これまで私を信頼してくれていたのに、そういう知人を「利用は出来ない」「そもそも見返りを求めて仲良くしていたわけではないのだから、そんなことをしたら関係が破たんしてしまう」私はそう考えました。

それに、もし先方が動いてくれたとしても「私はとてもお返し出来るようなものはない」とも思いました。

 

人間関係をはぐくむのが得意だが、活用するのは苦手な女性。

私のコーチングの師であるMarshall Goldsmith 博士と女性リーダーシップの専門家のSally Helgesen氏が最近出版した「How Women Rise」のなかで、これは多くの女性に見られる、女性の活躍を阻む習慣のひとつだと指摘されています。

 

男性は、人間関係は相互利益のもとに成り立つことを理解しています。たとえば、Aさんが良い品物を販売していたとして、それをBさんに誰かに売りたいので紹介して欲しいと相談したとします。そしてBさんの知人のCさんがその品物を購入したとします。

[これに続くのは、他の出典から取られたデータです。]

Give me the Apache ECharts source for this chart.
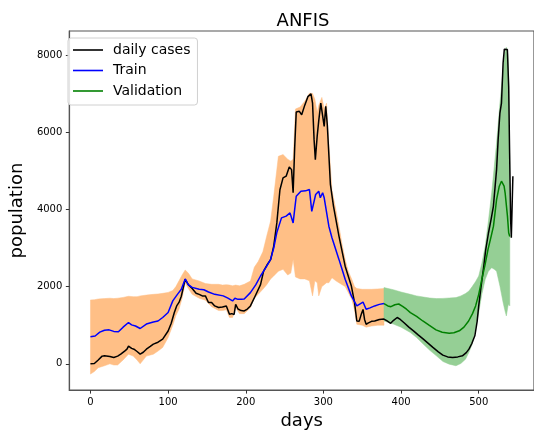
<!DOCTYPE html>
<html>
<head>
<meta charset="utf-8">
<script src="https://cdn.jsdelivr.net/npm/echarts@6/dist/echarts.min.js"></script>
<style>html,body{margin:0;padding:0;background:#fff}#c{width:534px;height:435px}</style>
</head>
<body>
<div id="c"></div>
<script>
// ---- data ----
const caseDays = [0,5,10,15,18,25,30,35,39,44,47,49,53,56,60,64,68,72,77,81,87,93,100,104,108,111,114,117,122,126,131,136,140,144,148,152,156,160,165,170,175,179,182,185,187,190,194,198,202,206,212,219,223,228,232,236,240,244,248,252,256,259,261,263,265,269,272,276,280,284,286,288,289.6,292,294,296.6,299,301,303,305,309,313,320,328,336,340,343,346,349,351,353,355,358,362,366,372,378,382,386.6,390,395,399,403.5,410,416,422,428.7,435,441,448,453.8,460,466.4,473,479,484,487.4,491,495,498,500,503,506.3,509,512.6,516,518.9,523,525,527.3,529.3,531.4,533,534.3,536.9,538.6,539.8,541.1,542,542.8,544];
const cases = [0,10,100,200,207,190,165,200,250,330,380,460,400,380,320,250,300,380,450,510,560,640,850,1050,1330,1500,1590,1750,2190,2050,1950,1830,1800,1760,1760,1590,1590,1500,1460,1470,1500,1285,1300,1280,1540,1420,1380,1370,1420,1500,1750,2050,2400,2580,2700,3050,3650,4510,4815,4860,5100,5030,4430,5600,6520,6540,6450,6700,6920,6990,6750,5800,5290,5900,6300,6750,6800,6150,6670,6190,4650,4080,3310,2530,2015,1600,1110,1100,1300,1410,1150,1025,1060,1100,1110,1150,1160,1110,1050,1120,1200,1150,1070,950,855,750,640,530,425,310,225,180,165,180,207,290,380,520,725,1100,1500,2000,2490,2950,3395,3750,4080,5030,5800,6495,6750,7790,8150,8200,8140,7180,5460,3740,3265,3300,4860];

const trainDays = [0,6,12,18,24,30,36,42,49,53,58,64,72,81,87,93,100,106,112,117,122,126,131,140,146,152,160,171,177,183,186,190,194,198,206,213,219,226,232,236,240,246,252,257,261,263,265,271,277,282,285,290,294,296,299,301,307,311,320,324,328,336,343,345,351,355,360,366,372,378];
const train = [700,720,820,870,880,840,830,950,1070,1010,980,915,1030,1085,1110,1200,1330,1630,1800,1930,2200,2050,1980,1930,1920,1860,1800,1760,1700,1630,1700,1670,1670,1680,1845,2050,2275,2500,2705,3000,3400,3780,3825,3910,3650,4000,4340,4470,4480,4515,3950,4385,4470,4300,4430,4300,3565,3265,2705,2450,2190,1760,1500,1460,1600,1415,1450,1500,1540,1560];

const valDays = [378,383,387,392,397,402,407,412,420,428,436,445,453,462,468,475,481,487,492,496,500,504,508,512,516,519,523,526.5,529.3,532.7,534,537,538.6,540];
const validation = [1560,1500,1480,1530,1550,1490,1415,1325,1230,1110,1000,880,820,795,805,855,950,1110,1300,1500,1800,2190,2550,2965,3300,3565,4255,4600,4730,4600,4430,3825,3395,3300];

const trainBandDays = [0,5,10,18,25,30,35,42,49,55,60,64,72,81,87,93,100,106,110,114,118,122,126,131,140,148,156,165,170,175,179,183,187,192,198,206,211,216,222,227,232,236,242,248,254,258,261,264,270,276,282,286,289,292,294,298,301,304,307,311,316,320,324,328,332,336.5,340,343,350,355,362,370,378];
const trainBandLow = [-265,-200,-100,-50,0,-30,-30,100,250,200,100,0,200,250,330,425,680,1000,1250,1415,1700,2100,1950,1800,1700,1650,1480,1380,1380,1400,1200,1200,1450,1300,1300,1450,1700,1800,1930,2050,2200,2275,2400,2447,2300,2350,2705,2250,2200,2200,2150,1760,2150,2100,1760,2000,2050,2100,2100,2230,2150,2100,2050,2000,1850,1670,1400,1025,1000,950,980,1000,1000];
const trainBandHigh = [1655,1660,1680,1690,1700,1690,1700,1720,1750,1740,1740,1760,1780,1800,1810,1825,1850,1900,2000,2150,2300,2430,2350,2200,2145,2080,2060,2060,2040,2050,2040,2020,2040,2020,2060,2145,2500,2650,2900,3310,3700,4340,5375,5420,5300,5250,5300,6600,6650,6800,7010,7000,6850,6500,6700,6900,6600,6750,5700,4500,4000,3565,3100,2700,2400,2190,2000,1950,1930,1930,1930,1940,1950];

const valBandDays = [378,390,400,412,420,428.7,437,445.5,454,462,470.7,477,483,487.4,491.6,496,500,504,508.4,512.5,516.7,520,523,527.3,531.4,533.5,535.6,537.7,539,540];
const valBandLow = [1110,1030,950,810,680,510,350,207,60,-8,-50,10,120,300,510,950,1330,1800,2190,2400,2490,2450,2400,2015,1590,1400,1240,1500,1550,1500];
const valBandHigh = [1975,1920,1860,1800,1760,1730,1705,1690,1695,1705,1715,1760,1820,1885,2000,2130,2275,2600,3050,3700,4430,5100,5720,6750,7615,8040,8200,8000,7000,5000];

const xTicks = [0,100,200,300,400,500];
const yTicks = [0,2000,4000,6000,8000];

// ---- chart ----
const pairs = (xs, ys) => xs.map((x, i) => [x, ys[i]]);

function bandSeries(days, low, high, color) {
  return {
    type: 'custom',
    silent: true,
    z: 1,
    data: [[days[0], low[0]]],
    renderItem: function (params, api) {
      const pts = [];
      for (let i = 0; i < days.length; i++) pts.push(api.coord([days[i], high[i]]));
      for (let i = days.length - 1; i >= 0; i--) pts.push(api.coord([days[i], low[i]]));
      return { type: 'polygon', shape: { points: pts }, style: { fill: color, stroke: color, lineWidth: 0.5 } };
    }
  };
}

const chart = echarts.init(document.getElementById('c'));
const font = 'DejaVu Sans';
const plain = v => String(v);
chart.setOption({
  animation: false,
  backgroundColor: '#fff',
  textStyle: { fontFamily: font },
  title: {
    text: 'ANFIS', left: 298, top: 7, textAlign: 'center',
    textStyle: { fontFamily: font, fontSize: 18, fontWeight: 'normal', color: '#000' }
  },
  grid: { left: 61, top: 31, width: 476, height: 360, show: true, borderColor: '#555', borderWidth: 1.2, backgroundColor: 'transparent' },
  legend: {
    orient: 'vertical', left: 68, top: 38,
    padding: [5, 7, 7, 5], itemGap: 6.5, itemWidth: 30, itemHeight: 1.6,
    icon: 'rect',
    backgroundColor: 'rgba(255,255,255,0.85)', borderColor: '#d0d0d0', borderWidth: 1, borderRadius: 3,
    textStyle: { fontFamily: font, fontSize: 14, color: '#000', padding: [0, 0, 0, 5], lineHeight: 14 },
    data: ['daily cases', 'Train', 'Validation']
  },
  xAxis: {
    type: 'value', min: -27.2, max: 571.2,
    name: 'days', nameLocation: 'middle', nameGap: 19,
    nameTextStyle: { fontFamily: font, fontSize: 18, color: '#000' },
    splitLine: { show: false },
    axisLine: { show: true, onZero: false, lineStyle: { color: '#555', width: 1.2 } },
    axisTick: { show: true, length: 3.5, customValues: xTicks, lineStyle: { color: '#333' } },
    axisLabel: { customValues: xTicks, formatter: plain, fontSize: 10, color: '#000', margin: 7, fontFamily: font }
  },
  yAxis: {
    type: 'value', min: -680, max: 8620,
    name: 'population', nameLocation: 'middle', nameGap: 34, nameRotate: 90,
    nameTextStyle: { fontFamily: font, fontSize: 18, color: '#000' },
    splitLine: { show: false },
    axisLine: { show: true, onZero: false, lineStyle: { color: '#555', width: 1.2 } },
    axisTick: { show: true, length: 3.5, customValues: yTicks, lineStyle: { color: '#333' } },
    axisLabel: { customValues: yTicks, formatter: plain, fontSize: 10, color: '#000', margin: 7, fontFamily: font }
  },
  series: [
    bandSeries(trainBandDays, trainBandLow, trainBandHigh, '#ffbf86'),
    bandSeries(valBandDays, valBandLow, valBandHigh, '#95cf95'),
    { name: 'daily cases', type: 'line', z: 3, symbol: 'none', data: pairs(caseDays, cases), lineStyle: { color: '#000', width: 1.5 }, itemStyle: { color: '#000' } },
    { name: 'Train', type: 'line', z: 4, symbol: 'none', data: pairs(trainDays, train), lineStyle: { color: '#0000ff', width: 1.5 }, itemStyle: { color: '#0000ff' } },
    { name: 'Validation', type: 'line', z: 4, symbol: 'none', data: pairs(valDays, validation), lineStyle: { color: '#008000', width: 1.5 }, itemStyle: { color: '#008000' } }
  ]
});
</script>
</body>
</html>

相談したAさんが女性であれば、「煩わしい」と思われたくないと思うので相談をためらいます。相談を受けたBさんが女性であれば、「そんなことで誰かを煩わせたくない」と思うかも知れません

しかし、よくよく考えてみれば、Bさんの紹介によってCさんはAさんから良い商品を得ることが出来るわけですし、もしかしたら紹介ということで安く購入することが出来るかも知れません。となると、BさんはAさんにもCさんにも喜ばれるわけです。

もし私たちがAさんだとして、自分の目標が正しいものだと信じているとしたら、遠慮せずに他の人を巻き込んでも良いのではないでしょうか。

 

女性が、自分の人間関係を仕事に活用することをためらうもうひとつの理由には、「誰かに「借り」を作ると返せない」という自信のなさがあるようです。

自分は返せる立場にはいないし、そんな財力も権力もない、という思いが「貸し借りなし」の関係でいたいという理由になっているのかも知れません。

しかし、本当に自分には返す力がないのか、振り返ってみてください。立場ではなく財力でもなく、良好な関係を築けている相手に役立てる情報やコネクションがありませんか。また、彼・彼女を助けることにつながるあなたに起こせる行動がありませんか。自分の力を小さいと思ってしまっていると、相手が必要としていることが見えていない場合があります。

もらうだけの立場であったら、そもそも良好な関係も築けていないはずです。しっかりと返して行きたいものです。

 

そして最悪なのが、「借り」たことに気づいていないというケースです。

お膳だてしてもらっていることにちゃんと気づいていますか。自分はその立場ではないから、してもらって当然と思っていませんか。

女性はときに「ちゃっかり」が上手ですが、いつまでも可愛がられる若い女性ではありません。

男性同士は「貸し借り」の帳簿は厳しくつけています。

返してもらえないから、と言って文句は言わないけれど、黙って去るのみです。

 

自分の成功は、一人で戦っても得られるものは少ない。まして大きな組織いおいては、一人の力は小さいのです。

だからこそ築いた人間関係は上手に活用し、また活用してもらえる人、お願いをしてもらえる人でいたいものです。